**Supplied material:**
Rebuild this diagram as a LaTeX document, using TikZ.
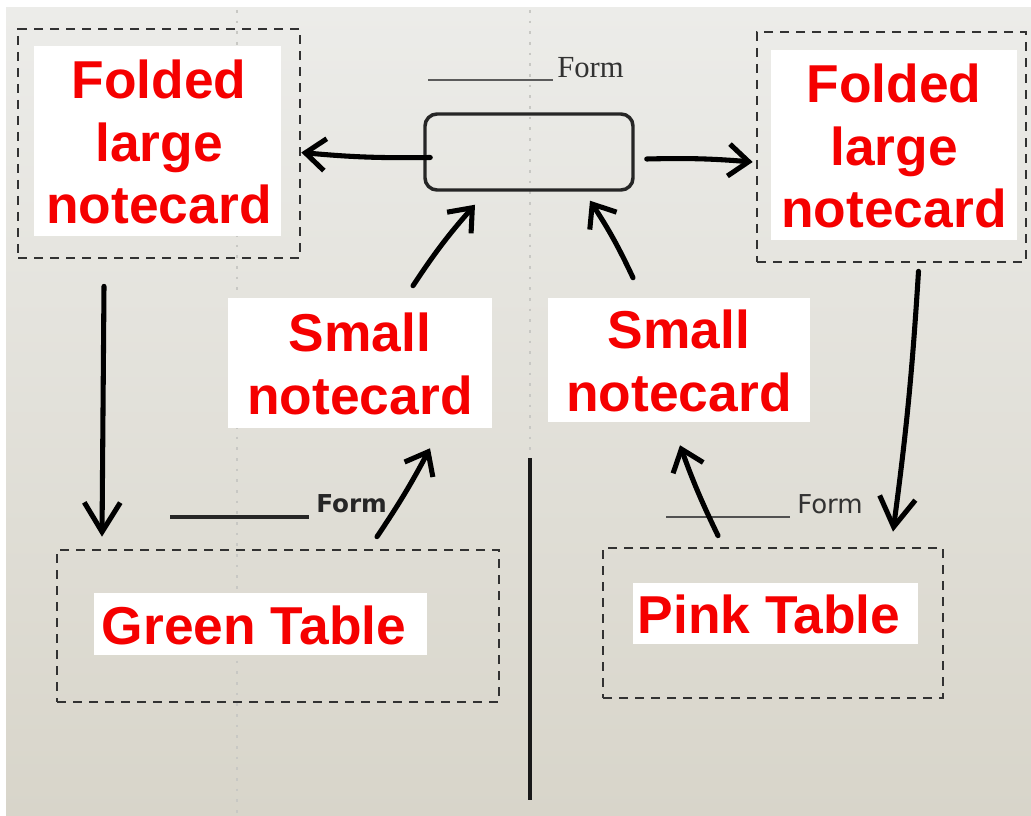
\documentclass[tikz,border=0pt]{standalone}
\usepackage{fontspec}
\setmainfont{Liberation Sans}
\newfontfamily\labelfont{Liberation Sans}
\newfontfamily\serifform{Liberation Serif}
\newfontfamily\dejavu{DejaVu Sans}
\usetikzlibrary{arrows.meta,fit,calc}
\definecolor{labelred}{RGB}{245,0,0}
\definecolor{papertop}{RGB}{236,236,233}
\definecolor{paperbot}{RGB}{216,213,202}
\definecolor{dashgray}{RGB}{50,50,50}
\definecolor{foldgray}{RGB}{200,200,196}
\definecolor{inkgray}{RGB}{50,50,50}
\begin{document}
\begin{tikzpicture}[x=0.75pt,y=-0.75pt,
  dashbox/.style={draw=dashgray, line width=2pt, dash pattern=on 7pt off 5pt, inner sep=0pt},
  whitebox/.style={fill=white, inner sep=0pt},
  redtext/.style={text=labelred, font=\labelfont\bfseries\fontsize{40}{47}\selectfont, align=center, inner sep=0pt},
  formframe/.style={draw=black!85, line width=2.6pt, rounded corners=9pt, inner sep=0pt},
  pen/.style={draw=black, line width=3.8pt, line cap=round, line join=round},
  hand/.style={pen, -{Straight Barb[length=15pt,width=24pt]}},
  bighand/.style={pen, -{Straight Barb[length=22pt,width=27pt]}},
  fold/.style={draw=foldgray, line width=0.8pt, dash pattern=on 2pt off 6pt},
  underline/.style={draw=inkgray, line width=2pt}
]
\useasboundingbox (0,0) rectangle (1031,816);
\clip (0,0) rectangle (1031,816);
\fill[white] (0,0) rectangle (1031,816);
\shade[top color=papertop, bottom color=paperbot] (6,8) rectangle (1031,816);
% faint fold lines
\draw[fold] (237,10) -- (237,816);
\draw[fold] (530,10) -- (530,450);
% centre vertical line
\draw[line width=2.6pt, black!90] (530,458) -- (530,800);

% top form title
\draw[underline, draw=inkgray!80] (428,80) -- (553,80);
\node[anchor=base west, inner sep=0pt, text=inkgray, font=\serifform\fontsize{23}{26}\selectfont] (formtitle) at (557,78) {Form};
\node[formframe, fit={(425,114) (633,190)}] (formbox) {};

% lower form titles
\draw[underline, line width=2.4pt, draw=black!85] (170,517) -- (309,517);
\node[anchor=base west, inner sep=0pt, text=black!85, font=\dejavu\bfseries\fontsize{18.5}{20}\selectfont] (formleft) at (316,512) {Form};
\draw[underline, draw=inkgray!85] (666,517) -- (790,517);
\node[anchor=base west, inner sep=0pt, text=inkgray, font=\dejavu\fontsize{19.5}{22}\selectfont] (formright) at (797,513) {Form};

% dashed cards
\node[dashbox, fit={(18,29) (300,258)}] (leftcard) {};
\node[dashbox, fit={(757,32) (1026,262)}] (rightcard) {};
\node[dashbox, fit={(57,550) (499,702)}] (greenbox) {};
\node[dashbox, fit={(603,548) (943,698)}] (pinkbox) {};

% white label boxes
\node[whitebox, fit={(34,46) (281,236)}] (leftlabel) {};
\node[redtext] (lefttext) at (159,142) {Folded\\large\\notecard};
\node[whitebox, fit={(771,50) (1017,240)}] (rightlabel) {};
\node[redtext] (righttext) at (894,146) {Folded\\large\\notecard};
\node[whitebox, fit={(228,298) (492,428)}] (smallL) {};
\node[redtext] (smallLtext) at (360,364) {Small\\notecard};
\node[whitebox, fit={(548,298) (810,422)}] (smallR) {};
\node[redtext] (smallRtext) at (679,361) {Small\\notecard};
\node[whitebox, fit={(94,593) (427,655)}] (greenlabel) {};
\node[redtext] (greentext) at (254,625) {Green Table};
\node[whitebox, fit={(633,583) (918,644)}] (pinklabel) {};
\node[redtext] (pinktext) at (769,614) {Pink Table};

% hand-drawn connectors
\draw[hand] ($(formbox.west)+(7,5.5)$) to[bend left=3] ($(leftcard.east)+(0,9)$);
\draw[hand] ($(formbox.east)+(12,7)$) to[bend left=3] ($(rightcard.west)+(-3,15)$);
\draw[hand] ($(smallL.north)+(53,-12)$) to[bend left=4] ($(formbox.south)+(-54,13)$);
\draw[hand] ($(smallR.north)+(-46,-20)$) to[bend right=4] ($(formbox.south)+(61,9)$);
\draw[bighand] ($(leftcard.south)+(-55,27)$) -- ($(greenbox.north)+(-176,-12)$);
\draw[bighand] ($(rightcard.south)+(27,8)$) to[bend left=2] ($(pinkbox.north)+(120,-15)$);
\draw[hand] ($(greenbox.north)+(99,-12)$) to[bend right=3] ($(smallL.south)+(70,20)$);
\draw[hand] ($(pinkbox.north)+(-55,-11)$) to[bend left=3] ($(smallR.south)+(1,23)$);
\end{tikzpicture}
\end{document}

**Objective:**
Copy out the listing exactly as it stands, but not the pictures.

**Full answer:**
Rebuild this diagram as a LaTeX document, using TikZ.
\documentclass[tikz,border=0pt]{standalone}
\usepackage{fontspec}
\setmainfont{Liberation Sans}
\newfontfamily\labelfont{Liberation Sans}
\newfontfamily\serifform{Liberation Serif}
\newfontfamily\dejavu{DejaVu Sans}
\usetikzlibrary{arrows.meta,fit,calc}
\definecolor{labelred}{RGB}{245,0,0}
\definecolor{papertop}{RGB}{236,236,233}
\definecolor{paperbot}{RGB}{216,213,202}
\definecolor{dashgray}{RGB}{50,50,50}
\definecolor{foldgray}{RGB}{200,200,196}
\definecolor{inkgray}{RGB}{50,50,50}
\begin{document}
\begin{tikzpicture}[x=0.75pt,y=-0.75pt,
  dashbox/.style={draw=dashgray, line width=2pt, dash pattern=on 7pt off 5pt, inner sep=0pt},
  whitebox/.style={fill=white, inner sep=0pt},
  redtext/.style={text=labelred, font=\labelfont\bfseries\fontsize{40}{47}\selectfont, align=center, inner sep=0pt},
  formframe/.style={draw=black!85, line width=2.6pt, rounded corners=9pt, inner sep=0pt},
  pen/.style={draw=black, line width=3.8pt, line cap=round, line join=round},
  hand/.style={pen, -{Straight Barb[length=15pt,width=24pt]}},
  bighand/.style={pen, -{Straight Barb[length=22pt,width=27pt]}},
  fold/.style={draw=foldgray, line width=0.8pt, dash pattern=on 2pt off 6pt},
  underline/.style={draw=inkgray, line width=2pt}
]
\useasboundingbox (0,0) rectangle (1031,816);
\clip (0,0) rectangle (1031,816);
\fill[white] (0,0) rectangle (1031,816);
\shade[top color=papertop, bottom color=paperbot] (6,8) rectangle (1031,816);
% faint fold lines
\draw[fold] (237,10) -- (237,816);
\draw[fold] (530,10) -- (530,450);
% centre vertical line
\draw[line width=2.6pt, black!90] (530,458) -- (530,800);

% top form title
\draw[underline, draw=inkgray!80] (428,80) -- (553,80);
\node[anchor=base west, inner sep=0pt, text=inkgray, font=\serifform\fontsize{23}{26}\selectfont] (formtitle) at (557,78) {Form};
\node[formframe, fit={(425,114) (633,190)}] (formbox) {};

% lower form titles
\draw[underline, line width=2.4pt, draw=black!85] (170,517) -- (309,517);
\node[anchor=base west, inner sep=0pt, text=black!85, font=\dejavu\bfseries\fontsize{18.5}{20}\selectfont] (formleft) at (316,512) {Form};
\draw[underline, draw=inkgray!85] (666,517) -- (790,517);
\node[anchor=base west, inner sep=0pt, text=inkgray, font=\dejavu\fontsize{19.5}{22}\selectfont] (formright) at (797,513) {Form};

% dashed cards
\node[dashbox, fit={(18,29) (300,258)}] (leftcard) {};
\node[dashbox, fit={(757,32) (1026,262)}] (rightcard) {};
\node[dashbox, fit={(57,550) (499,702)}] (greenbox) {};
\node[dashbox, fit={(603,548) (943,698)}] (pinkbox) {};

% white label boxes
\node[whitebox, fit={(34,46) (281,236)}] (leftlabel) {};
\node[redtext] (lefttext) at (159,142) {Folded\\large\\notecard};
\node[whitebox, fit={(771,50) (1017,240)}] (rightlabel) {};
\node[redtext] (righttext) at (894,146) {Folded\\large\\notecard};
\node[whitebox, fit={(228,298) (492,428)}] (smallL) {};
\node[redtext] (smallLtext) at (360,364) {Small\\notecard};
\node[whitebox, fit={(548,298) (810,422)}] (smallR) {};
\node[redtext] (smallRtext) at (679,361) {Small\\notecard};
\node[whitebox, fit={(94,593) (427,655)}] (greenlabel) {};
\node[redtext] (greentext) at (254,625) {Green Table};
\node[whitebox, fit={(633,583) (918,644)}] (pinklabel) {};
\node[redtext] (pinktext) at (769,614) {Pink Table};

% hand-drawn connectors
\draw[hand] ($(formbox.west)+(7,5.5)$) to[bend left=3] ($(leftcard.east)+(0,9)$);
\draw[hand] ($(formbox.east)+(12,7)$) to[bend left=3] ($(rightcard.west)+(-3,15)$);
\draw[hand] ($(smallL.north)+(53,-12)$) to[bend left=4] ($(formbox.south)+(-54,13)$);
\draw[hand] ($(smallR.north)+(-46,-20)$) to[bend right=4] ($(formbox.south)+(61,9)$);
\draw[bighand] ($(leftcard.south)+(-55,27)$) -- ($(greenbox.north)+(-176,-12)$);
\draw[bighand] ($(rightcard.south)+(27,8)$) to[bend left=2] ($(pinkbox.north)+(120,-15)$);
\draw[hand] ($(greenbox.north)+(99,-12)$) to[bend right=3] ($(smallL.south)+(70,20)$);
\draw[hand] ($(pinkbox.north)+(-55,-11)$) to[bend left=3] ($(smallR.south)+(1,23)$);
\end{tikzpicture}
\end{document}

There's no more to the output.